WHAT YOU WILL DO:
Set the lines down again exactly, first line through the line that contains "const values = [5.6, 94.4];", with no pictures.
** begin GIVEN INFORMATION **
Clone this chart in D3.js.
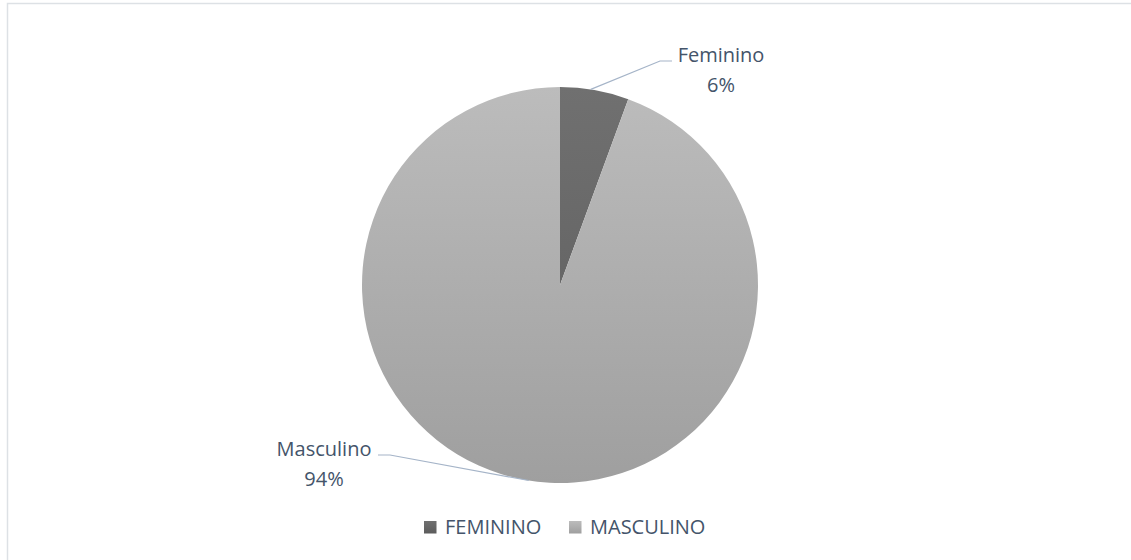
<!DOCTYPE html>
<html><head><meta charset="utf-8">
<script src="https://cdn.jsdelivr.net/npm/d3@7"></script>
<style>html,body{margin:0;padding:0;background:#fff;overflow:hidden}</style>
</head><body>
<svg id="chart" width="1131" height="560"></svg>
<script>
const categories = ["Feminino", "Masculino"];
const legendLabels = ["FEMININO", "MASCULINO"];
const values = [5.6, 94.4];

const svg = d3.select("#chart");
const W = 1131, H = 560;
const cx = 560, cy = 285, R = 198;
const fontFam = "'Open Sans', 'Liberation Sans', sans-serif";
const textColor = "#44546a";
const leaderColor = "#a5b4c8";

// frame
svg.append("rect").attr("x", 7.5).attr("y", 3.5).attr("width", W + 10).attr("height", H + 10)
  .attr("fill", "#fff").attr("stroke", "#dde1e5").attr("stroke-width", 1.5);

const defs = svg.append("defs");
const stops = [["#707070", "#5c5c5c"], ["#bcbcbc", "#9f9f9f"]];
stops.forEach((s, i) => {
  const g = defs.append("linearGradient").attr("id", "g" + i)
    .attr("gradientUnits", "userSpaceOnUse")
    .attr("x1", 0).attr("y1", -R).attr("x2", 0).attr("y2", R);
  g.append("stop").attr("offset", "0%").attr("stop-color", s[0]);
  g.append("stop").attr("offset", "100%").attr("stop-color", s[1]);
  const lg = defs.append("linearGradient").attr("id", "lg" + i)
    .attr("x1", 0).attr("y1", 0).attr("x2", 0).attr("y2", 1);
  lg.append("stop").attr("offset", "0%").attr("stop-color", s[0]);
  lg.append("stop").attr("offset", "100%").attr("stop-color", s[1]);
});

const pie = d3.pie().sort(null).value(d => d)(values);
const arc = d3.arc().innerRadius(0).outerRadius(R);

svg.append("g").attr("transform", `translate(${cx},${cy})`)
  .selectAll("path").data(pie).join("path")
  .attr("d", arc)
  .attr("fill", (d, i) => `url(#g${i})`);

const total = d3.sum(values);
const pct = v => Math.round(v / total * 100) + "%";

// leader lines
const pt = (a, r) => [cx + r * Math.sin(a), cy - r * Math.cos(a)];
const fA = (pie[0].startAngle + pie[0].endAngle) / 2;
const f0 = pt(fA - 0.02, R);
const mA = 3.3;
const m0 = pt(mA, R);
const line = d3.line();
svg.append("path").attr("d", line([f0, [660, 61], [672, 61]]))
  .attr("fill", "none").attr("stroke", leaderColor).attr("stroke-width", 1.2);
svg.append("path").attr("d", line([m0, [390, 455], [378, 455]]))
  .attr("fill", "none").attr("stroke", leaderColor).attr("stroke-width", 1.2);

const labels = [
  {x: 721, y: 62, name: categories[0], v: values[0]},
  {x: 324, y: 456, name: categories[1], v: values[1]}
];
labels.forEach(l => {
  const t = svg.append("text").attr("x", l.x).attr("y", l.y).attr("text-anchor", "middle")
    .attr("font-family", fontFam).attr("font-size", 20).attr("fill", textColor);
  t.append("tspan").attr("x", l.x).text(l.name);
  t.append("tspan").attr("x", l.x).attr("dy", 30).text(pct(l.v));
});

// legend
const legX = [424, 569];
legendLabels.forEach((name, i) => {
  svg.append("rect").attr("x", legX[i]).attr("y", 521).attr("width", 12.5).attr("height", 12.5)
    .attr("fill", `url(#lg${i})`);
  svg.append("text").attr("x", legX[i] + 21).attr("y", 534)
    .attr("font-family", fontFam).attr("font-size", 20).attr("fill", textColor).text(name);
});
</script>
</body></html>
** end GIVEN INFORMATION **
SOLUTION TO THIS EXERCISE:
Clone this chart in D3.js.
<!DOCTYPE html>
<html><head><meta charset="utf-8">
<script src="https://cdn.jsdelivr.net/npm/d3@7"></script>
<style>html,body{margin:0;padding:0;background:#fff;overflow:hidden}</style>
</head><body>
<svg id="chart" width="1131" height="560"></svg>
<script>
const categories = ["Feminino", "Masculino"];
const legendLabels = ["FEMININO", "MASCULINO"];
const values = [5.6, 94.4];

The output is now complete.